REQUIRED TASK: Lines that include the word "matplotlib" are the ones to copy.

[Plotting code records]
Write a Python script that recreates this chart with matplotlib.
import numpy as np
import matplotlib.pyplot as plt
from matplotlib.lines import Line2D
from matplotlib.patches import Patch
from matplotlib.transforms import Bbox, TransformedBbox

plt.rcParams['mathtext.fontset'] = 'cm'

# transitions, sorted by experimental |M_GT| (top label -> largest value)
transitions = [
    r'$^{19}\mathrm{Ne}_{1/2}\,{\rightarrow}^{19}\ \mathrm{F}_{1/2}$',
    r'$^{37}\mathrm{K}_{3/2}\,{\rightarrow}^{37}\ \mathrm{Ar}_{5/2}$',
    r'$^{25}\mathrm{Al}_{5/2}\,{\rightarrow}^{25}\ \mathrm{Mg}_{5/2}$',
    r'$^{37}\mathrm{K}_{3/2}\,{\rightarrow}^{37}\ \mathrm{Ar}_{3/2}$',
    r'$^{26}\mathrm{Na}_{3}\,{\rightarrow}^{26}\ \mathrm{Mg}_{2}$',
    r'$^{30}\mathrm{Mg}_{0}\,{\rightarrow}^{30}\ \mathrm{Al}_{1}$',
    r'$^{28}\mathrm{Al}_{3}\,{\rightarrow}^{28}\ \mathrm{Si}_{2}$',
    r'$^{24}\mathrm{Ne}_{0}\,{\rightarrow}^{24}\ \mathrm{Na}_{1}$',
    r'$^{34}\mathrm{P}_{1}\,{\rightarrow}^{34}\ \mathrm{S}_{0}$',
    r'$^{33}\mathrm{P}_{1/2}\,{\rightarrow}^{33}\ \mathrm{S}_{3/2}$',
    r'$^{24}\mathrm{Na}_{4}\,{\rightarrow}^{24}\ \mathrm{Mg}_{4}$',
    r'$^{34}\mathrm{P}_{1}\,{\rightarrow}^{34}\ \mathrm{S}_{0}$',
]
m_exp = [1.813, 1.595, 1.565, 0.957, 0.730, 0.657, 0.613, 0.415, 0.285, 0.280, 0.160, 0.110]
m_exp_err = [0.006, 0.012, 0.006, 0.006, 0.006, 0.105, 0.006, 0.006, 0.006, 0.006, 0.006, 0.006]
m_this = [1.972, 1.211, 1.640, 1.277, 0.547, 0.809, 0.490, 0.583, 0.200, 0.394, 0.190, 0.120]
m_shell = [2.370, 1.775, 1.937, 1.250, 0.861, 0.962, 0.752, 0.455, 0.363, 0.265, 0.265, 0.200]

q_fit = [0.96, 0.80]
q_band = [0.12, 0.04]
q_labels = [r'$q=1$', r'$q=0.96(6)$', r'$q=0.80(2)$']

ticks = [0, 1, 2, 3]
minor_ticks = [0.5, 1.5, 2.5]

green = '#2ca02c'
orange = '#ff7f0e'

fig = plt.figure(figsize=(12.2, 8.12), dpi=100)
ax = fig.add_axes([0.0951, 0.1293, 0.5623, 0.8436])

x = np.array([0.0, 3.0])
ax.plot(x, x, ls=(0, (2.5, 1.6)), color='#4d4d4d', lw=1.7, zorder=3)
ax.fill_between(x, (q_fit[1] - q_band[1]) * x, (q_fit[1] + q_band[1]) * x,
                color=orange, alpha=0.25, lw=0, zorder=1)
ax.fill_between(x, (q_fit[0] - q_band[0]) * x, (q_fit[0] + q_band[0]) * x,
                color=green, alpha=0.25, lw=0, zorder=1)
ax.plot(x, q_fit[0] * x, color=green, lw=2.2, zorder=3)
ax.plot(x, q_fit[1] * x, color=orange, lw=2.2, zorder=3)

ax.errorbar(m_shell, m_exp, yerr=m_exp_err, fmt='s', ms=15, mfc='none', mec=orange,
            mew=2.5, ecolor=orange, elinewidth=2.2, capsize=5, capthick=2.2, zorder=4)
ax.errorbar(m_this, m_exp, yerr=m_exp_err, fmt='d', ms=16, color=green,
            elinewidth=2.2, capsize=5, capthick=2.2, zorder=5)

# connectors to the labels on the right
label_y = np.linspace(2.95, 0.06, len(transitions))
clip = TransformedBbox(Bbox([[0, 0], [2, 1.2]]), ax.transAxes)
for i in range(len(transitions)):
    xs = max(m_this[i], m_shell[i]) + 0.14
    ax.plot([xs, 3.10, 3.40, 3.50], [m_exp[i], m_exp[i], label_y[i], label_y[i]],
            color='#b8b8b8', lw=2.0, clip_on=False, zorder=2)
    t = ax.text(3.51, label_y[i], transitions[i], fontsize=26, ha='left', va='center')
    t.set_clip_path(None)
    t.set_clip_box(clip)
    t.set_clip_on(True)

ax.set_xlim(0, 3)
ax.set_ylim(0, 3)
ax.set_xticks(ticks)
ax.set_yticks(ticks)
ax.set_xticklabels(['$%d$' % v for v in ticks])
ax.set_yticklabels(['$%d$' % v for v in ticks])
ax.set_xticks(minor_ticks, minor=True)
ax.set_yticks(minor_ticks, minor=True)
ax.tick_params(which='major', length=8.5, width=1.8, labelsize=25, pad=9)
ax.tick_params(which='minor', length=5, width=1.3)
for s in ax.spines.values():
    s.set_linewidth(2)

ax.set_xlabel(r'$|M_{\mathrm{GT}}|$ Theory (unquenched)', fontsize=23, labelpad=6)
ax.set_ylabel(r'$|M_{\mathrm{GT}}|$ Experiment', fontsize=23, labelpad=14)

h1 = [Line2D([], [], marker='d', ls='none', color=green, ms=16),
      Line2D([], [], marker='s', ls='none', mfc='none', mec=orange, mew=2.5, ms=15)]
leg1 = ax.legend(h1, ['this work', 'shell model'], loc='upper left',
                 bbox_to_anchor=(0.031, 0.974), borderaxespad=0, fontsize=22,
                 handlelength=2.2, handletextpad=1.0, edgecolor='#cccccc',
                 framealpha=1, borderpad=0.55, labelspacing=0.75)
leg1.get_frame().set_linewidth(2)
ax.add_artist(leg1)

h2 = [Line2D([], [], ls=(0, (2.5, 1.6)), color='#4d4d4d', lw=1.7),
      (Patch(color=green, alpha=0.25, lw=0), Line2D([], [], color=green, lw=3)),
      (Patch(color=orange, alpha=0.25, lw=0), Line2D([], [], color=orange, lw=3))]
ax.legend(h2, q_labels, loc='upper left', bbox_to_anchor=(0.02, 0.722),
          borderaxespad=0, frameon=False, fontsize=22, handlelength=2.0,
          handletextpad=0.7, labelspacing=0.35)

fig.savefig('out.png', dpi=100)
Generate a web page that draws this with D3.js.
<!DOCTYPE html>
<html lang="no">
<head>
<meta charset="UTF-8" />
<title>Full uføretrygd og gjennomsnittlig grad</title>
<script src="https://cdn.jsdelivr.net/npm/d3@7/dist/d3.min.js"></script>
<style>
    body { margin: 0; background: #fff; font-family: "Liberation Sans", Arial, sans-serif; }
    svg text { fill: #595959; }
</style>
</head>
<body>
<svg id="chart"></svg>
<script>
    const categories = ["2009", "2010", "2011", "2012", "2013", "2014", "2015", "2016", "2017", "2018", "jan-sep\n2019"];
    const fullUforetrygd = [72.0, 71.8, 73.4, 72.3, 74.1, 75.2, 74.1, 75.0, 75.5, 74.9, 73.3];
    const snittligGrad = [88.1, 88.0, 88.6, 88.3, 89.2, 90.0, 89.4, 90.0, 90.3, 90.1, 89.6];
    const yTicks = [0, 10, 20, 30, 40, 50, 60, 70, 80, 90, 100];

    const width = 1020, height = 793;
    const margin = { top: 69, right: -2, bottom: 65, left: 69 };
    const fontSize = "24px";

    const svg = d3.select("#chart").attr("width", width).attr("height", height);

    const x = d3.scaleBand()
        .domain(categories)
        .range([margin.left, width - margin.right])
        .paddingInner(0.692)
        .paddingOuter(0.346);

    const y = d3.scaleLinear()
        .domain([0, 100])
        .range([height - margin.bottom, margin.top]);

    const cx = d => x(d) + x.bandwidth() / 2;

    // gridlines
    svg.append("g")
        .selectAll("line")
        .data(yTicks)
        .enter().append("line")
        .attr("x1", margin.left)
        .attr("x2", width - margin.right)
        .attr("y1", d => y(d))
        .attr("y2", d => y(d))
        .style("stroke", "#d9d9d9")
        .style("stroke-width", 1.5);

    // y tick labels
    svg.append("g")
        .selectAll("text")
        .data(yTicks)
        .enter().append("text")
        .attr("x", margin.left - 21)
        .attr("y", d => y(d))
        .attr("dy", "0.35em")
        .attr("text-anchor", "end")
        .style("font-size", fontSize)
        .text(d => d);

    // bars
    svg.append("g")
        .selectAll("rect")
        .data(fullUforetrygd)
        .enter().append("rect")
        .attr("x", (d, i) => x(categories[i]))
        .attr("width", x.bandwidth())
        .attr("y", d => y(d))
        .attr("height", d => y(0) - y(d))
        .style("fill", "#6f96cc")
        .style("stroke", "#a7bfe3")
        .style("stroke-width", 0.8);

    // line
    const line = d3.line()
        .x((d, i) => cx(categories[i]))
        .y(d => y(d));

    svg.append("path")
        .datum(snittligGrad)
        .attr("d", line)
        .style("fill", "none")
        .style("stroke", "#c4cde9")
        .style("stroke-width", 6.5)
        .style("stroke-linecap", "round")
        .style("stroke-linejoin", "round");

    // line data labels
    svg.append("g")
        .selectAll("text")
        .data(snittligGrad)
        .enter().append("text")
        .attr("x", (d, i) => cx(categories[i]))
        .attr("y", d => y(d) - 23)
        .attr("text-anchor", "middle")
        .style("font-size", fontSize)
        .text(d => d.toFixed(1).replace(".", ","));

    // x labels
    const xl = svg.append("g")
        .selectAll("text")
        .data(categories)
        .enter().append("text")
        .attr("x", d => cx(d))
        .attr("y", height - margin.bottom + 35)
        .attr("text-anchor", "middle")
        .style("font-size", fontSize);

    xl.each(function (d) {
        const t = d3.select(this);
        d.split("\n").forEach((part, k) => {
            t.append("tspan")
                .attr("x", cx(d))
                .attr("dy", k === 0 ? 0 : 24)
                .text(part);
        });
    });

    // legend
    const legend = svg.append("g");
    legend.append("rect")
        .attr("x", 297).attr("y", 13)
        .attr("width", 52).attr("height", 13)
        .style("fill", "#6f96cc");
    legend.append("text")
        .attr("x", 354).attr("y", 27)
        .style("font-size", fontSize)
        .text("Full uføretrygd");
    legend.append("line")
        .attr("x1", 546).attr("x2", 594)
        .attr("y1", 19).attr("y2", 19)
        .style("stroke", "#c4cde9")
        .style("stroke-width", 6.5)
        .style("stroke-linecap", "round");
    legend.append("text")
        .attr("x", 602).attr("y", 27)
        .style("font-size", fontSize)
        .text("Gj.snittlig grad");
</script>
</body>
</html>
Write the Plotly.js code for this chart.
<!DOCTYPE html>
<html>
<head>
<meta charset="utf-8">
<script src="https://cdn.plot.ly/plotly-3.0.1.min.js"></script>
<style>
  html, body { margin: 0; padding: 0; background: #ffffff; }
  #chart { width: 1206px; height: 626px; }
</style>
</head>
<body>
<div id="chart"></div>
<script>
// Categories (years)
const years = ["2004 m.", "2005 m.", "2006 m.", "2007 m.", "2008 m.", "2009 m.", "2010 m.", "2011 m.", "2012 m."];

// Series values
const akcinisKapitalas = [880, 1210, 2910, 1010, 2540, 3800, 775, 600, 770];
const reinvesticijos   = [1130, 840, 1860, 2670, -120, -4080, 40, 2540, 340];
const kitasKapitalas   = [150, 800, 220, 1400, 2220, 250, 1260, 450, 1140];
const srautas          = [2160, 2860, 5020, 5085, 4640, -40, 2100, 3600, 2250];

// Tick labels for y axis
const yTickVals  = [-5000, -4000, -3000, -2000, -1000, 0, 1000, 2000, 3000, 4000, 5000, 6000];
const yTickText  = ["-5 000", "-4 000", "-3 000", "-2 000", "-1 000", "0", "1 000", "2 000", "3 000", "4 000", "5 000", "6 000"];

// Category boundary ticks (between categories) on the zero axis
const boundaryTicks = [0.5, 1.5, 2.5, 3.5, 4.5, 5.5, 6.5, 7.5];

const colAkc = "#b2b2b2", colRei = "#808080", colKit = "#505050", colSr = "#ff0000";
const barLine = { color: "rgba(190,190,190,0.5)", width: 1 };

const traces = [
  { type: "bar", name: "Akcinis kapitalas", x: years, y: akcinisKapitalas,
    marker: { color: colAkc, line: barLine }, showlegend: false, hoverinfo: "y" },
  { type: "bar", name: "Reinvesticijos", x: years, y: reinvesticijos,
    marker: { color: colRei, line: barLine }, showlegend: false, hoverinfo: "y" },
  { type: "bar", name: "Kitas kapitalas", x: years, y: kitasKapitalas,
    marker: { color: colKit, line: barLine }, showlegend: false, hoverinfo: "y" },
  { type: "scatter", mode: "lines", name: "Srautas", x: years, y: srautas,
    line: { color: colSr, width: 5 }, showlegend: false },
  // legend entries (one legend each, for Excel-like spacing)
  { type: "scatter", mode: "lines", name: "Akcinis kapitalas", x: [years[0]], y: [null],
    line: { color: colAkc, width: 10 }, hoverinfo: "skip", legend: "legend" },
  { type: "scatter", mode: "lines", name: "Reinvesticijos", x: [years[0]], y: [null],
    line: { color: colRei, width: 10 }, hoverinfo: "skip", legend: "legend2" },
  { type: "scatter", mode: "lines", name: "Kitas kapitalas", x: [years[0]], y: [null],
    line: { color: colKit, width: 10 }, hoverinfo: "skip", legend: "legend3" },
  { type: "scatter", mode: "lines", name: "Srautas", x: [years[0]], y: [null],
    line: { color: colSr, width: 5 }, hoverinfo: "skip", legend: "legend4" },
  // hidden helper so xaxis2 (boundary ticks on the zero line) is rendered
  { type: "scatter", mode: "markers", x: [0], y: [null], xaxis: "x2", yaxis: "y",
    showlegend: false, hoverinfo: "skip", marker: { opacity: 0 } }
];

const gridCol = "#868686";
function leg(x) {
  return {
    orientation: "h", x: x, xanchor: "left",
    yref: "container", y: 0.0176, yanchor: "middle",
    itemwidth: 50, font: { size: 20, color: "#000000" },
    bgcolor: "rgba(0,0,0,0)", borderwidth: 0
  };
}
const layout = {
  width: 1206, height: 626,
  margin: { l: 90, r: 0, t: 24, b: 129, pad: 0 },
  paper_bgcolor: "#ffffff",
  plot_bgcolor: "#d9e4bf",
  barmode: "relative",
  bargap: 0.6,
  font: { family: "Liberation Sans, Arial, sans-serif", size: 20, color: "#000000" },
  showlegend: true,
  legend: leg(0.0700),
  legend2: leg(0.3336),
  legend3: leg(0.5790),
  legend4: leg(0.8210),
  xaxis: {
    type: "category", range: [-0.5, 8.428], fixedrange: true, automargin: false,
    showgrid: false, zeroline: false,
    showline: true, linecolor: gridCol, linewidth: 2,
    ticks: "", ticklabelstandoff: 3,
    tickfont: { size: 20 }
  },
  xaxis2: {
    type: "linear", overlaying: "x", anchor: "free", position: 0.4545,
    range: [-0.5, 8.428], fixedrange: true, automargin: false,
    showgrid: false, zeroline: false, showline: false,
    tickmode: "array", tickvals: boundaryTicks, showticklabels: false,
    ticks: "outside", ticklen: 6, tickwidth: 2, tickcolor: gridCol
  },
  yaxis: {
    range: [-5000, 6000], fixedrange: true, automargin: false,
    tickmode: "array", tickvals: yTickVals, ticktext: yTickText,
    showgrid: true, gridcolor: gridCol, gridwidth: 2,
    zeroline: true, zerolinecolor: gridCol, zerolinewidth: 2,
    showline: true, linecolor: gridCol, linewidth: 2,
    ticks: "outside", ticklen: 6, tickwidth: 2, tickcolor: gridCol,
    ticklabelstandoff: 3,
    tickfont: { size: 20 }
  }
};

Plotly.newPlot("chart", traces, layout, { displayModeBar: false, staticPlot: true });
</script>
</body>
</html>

WRITTEN SOLUTION:
Write a Python script that recreates this chart with matplotlib.
import matplotlib.pyplot as plt
from matplotlib.lines import Line2D
from matplotlib.patches import Patch
from matplotlib.transforms import Bbox, TransformedBbox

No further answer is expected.